Date: 19 September 2025, Friday
Time: 13.30 – 14.30
Place: MA-330
“The Arc of ‘Control’ of Work in the Indian IT Industry”
by
Secki P. Jose
University of the West of England
Abstract
There has been a growing consensus for the need to expand our understanding of the connections between the labour process and external social phenomena that impact work and employment (cf. Burawoy 2009, Jose 2025, Mezzadri 2025, Vidal and Hauptmeier 2014, Thompson and Smith 2009). These approaches have generally critiqued the relatively restricted and narrow focus of the current body of ‘Labour Process Theory (LPT)’, with its ‘relatively autonomous’ and disconnected analysis of labour processes (Thompson and Smith 2009).
Though such critiques have served to highlight the varied ways through which the labour process may get impacted by factors external to the workplace, there remains little clarity on how such external factors influence the workplace or how they may be incorporated into Labour Process Analysis (LPA) in a theoretically and empirically coherent manner. For instance, Burawoy (2009), argues that in order for a social scientist to understand the behaviour of workers in the workplace, there is a need to develop ‘Extended Cases’ that have the ability to extend the analysis of work from the workplace in potentially four directions: into the life of interviewees, horizontally in time and space, towards macro phenomena and finally through extensions in theory.
The following paper attempts to contribute and develop these discussions by building upon Jose (2025) which sought to systematically understand the connections between the labour process and the State. This was achieved by showing how workplace bureaucratic management control mechanisms (cf. Edwards 1979) operate within and are influenced by the broader context of the state’s regulatory and legislative system. Such a system is not viewed as being static but evolves with a ‘relative autonomy’ depending on the balance of aggregate capital-labour relations.
The paper develops the idea that control of the labour process cannot be fully understood without an associated analysis of the manner in which employment relationships are entered into (various types of contracts) and the labour market. Such an approach provides a potentially theoretically coherent strategy to analyse work, providing an alternative to approaches such as that of Burawoy (2009) or Thompson (2003) that have sought to develop connections with a somewhat isolated labour process. The paper builds upon the notion of ‘constrained autonomy’ discussed in Jose (2025) – that provides a theoretical means to recognize and analyse the constraints upon the labour process, and therefore the strategies that employers may adopt to overcome these constraints – but develops this further by integrating it with the structure of employment contracts and the sectoral labour market. The analysis reveals and discusses the connections between these spheres of work and employment based on qualitative empirical research with Information Technology Services (ITS) workers in the IT industry in Bengaluru (Bangalore), India.
Bio
Secki P. Jose is a Lecturer in HRM, largely focused on topics related to Employment Relations.

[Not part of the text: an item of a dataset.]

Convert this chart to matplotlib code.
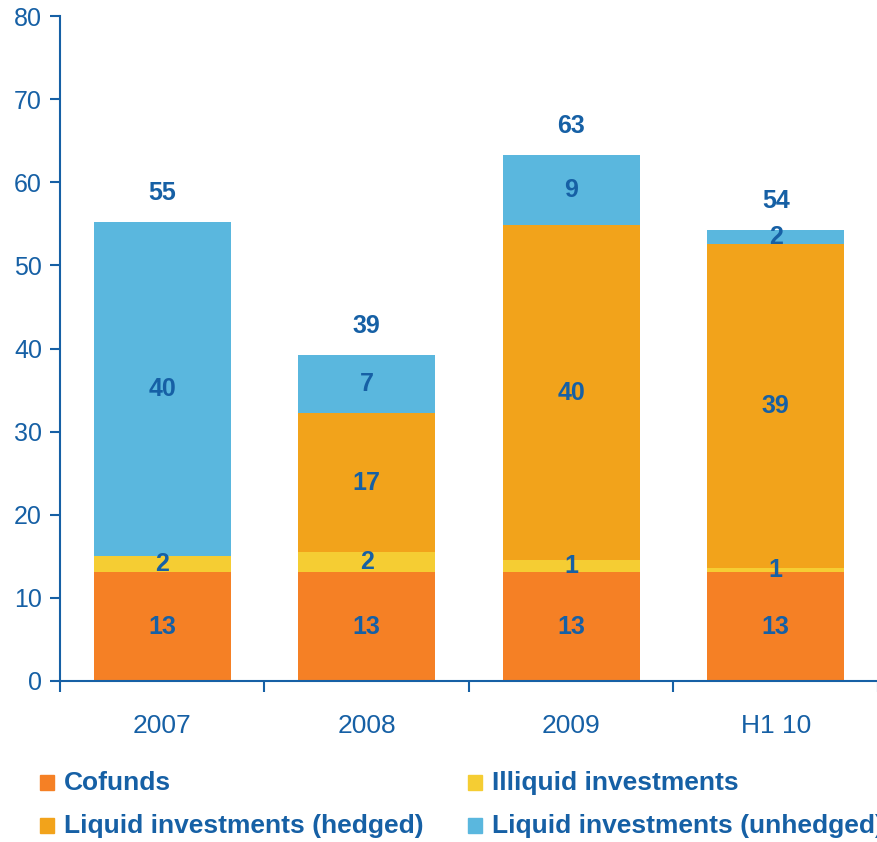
import matplotlib
matplotlib.use("Agg")
import matplotlib.pyplot as plt
from matplotlib.patches import Rectangle
import numpy as np

# data
categories = ["2007", "2008", "2009", "H1 10"]
cofunds = [13.1, 13.1, 13.1, 13.1]
illiquid = [1.9, 2.4, 1.5, 0.5]
hedged = [0.0, 16.7, 40.2, 39.0]
unhedged = [40.2, 7.0, 8.5, 1.7]

cofunds_lbl = ["13", "13", "13", "13"]
illiquid_lbl = ["2", "2", "1", "1"]
hedged_lbl = ["", "17", "40", "39"]
unhedged_lbl = ["40", "7", "9", "2"]
total_lbl = ["55", "39", "63", "54"]

BLUE = "#1660a5"
COLORS = {
    "Cofunds": "#f58025",
    "Illiquid investments": "#f5cd33",
    "Liquid investments (hedged)": "#f2a31b",
    "Liquid investments (unhedged)": "#5ab7de",
}

plt.rcParams["font.family"] = ["Liberation Sans", "DejaVu Sans"]

fig = plt.figure(figsize=(8.78, 8.42), dpi=100)
W, H = 878, 842
ax = fig.add_axes([60 / W, (H - 681) / H, (W - 60) / W, 665 / H])

x = np.arange(len(categories))
width = 0.67
series = [
    ("Cofunds", cofunds, cofunds_lbl),
    ("Illiquid investments", illiquid, illiquid_lbl),
    ("Liquid investments (hedged)", hedged, hedged_lbl),
    ("Liquid investments (unhedged)", unhedged, unhedged_lbl),
]

bottom = np.zeros(len(categories))
for name, vals, lbls in series:
    vals = np.array(vals)
    ax.bar(x, vals, width, bottom=bottom, color=COLORS[name], linewidth=0, zorder=2)
    for xi, v, bt, lb in zip(x, vals, bottom, lbls):
        if lb:
            ax.text(xi, bt + v / 2, lb, ha="center", va="center", color=BLUE,
                    fontsize=18, fontweight="bold", zorder=3)
    bottom = bottom + vals

for xi, top, lb in zip(x, bottom, total_lbl):
    ax.text(xi, top + 3.5, lb, ha="center", va="center", color=BLUE,
            fontsize=18, fontweight="bold")

ax.set_ylim(0, 80)
ax.set_xlim(-0.5, -0.5 + (W - 60) / 206.2)
ax.set_yticks(range(0, 81, 10))
ax.set_xticks(x)
ax.set_xticklabels(categories)
ax.set_xticks(np.arange(-0.5, 4.0, 1.0), minor=True)

for s in ["top", "right"]:
    ax.spines[s].set_visible(False)
for s in ["left", "bottom"]:
    ax.spines[s].set_color(BLUE)
    ax.spines[s].set_linewidth(1.5)

ax.tick_params(axis="y", colors=BLUE, labelcolor=BLUE, labelsize=18, length=7,
               width=1.5, direction="out", pad=6)
ax.tick_params(axis="x", which="major", length=0, labelcolor=BLUE, labelsize=19, pad=24)
ax.tick_params(axis="x", which="minor", length=8, width=1.5, color=BLUE, direction="out")

# legend drawn by hand in pixel coordinates
legend_items = [
    ("Cofunds", 40, 783),
    ("Illiquid investments", 468, 783),
    ("Liquid investments (hedged)", 40, 826),
    ("Liquid investments (unhedged)", 468, 826),
]
for name, px, py in legend_items:
    fig.patches.append(Rectangle((px / W, (H - py - 7) / H), 14 / W, 15 / H,
                                 transform=fig.transFigure, color=COLORS[name]))
    fig.text((px + 24) / W, (H - py) / H, name, ha="left", va="center",
             color=BLUE, fontsize=19, fontweight="bold")

fig.savefig("out.png", dpi=100)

His work focuses on analysing employment/labour/work utilising inter-disciplinary and heterodox approaches cutting across labour economics, labour law and work sociology. He primarily examines aspects related to structural change, economic informality, labour process, political economy of work, the State, knowledge and production technologies.
He has a PhD from the University of Leicester, a Masters in Labour Studies from the Tata Institute of Social Sciences (Mumbai) and an undergraduate degree in Engineering from Kannur University (Kerala).
He has previously taught at the University of Leicester, UCL and SOAS. He has also been part of collaborative qualitative and quantitative research projects in DMU, IMI–Oxford, FAS, NIAS and TISS. Prior to 2010, he worked in the IT industry in India for some years.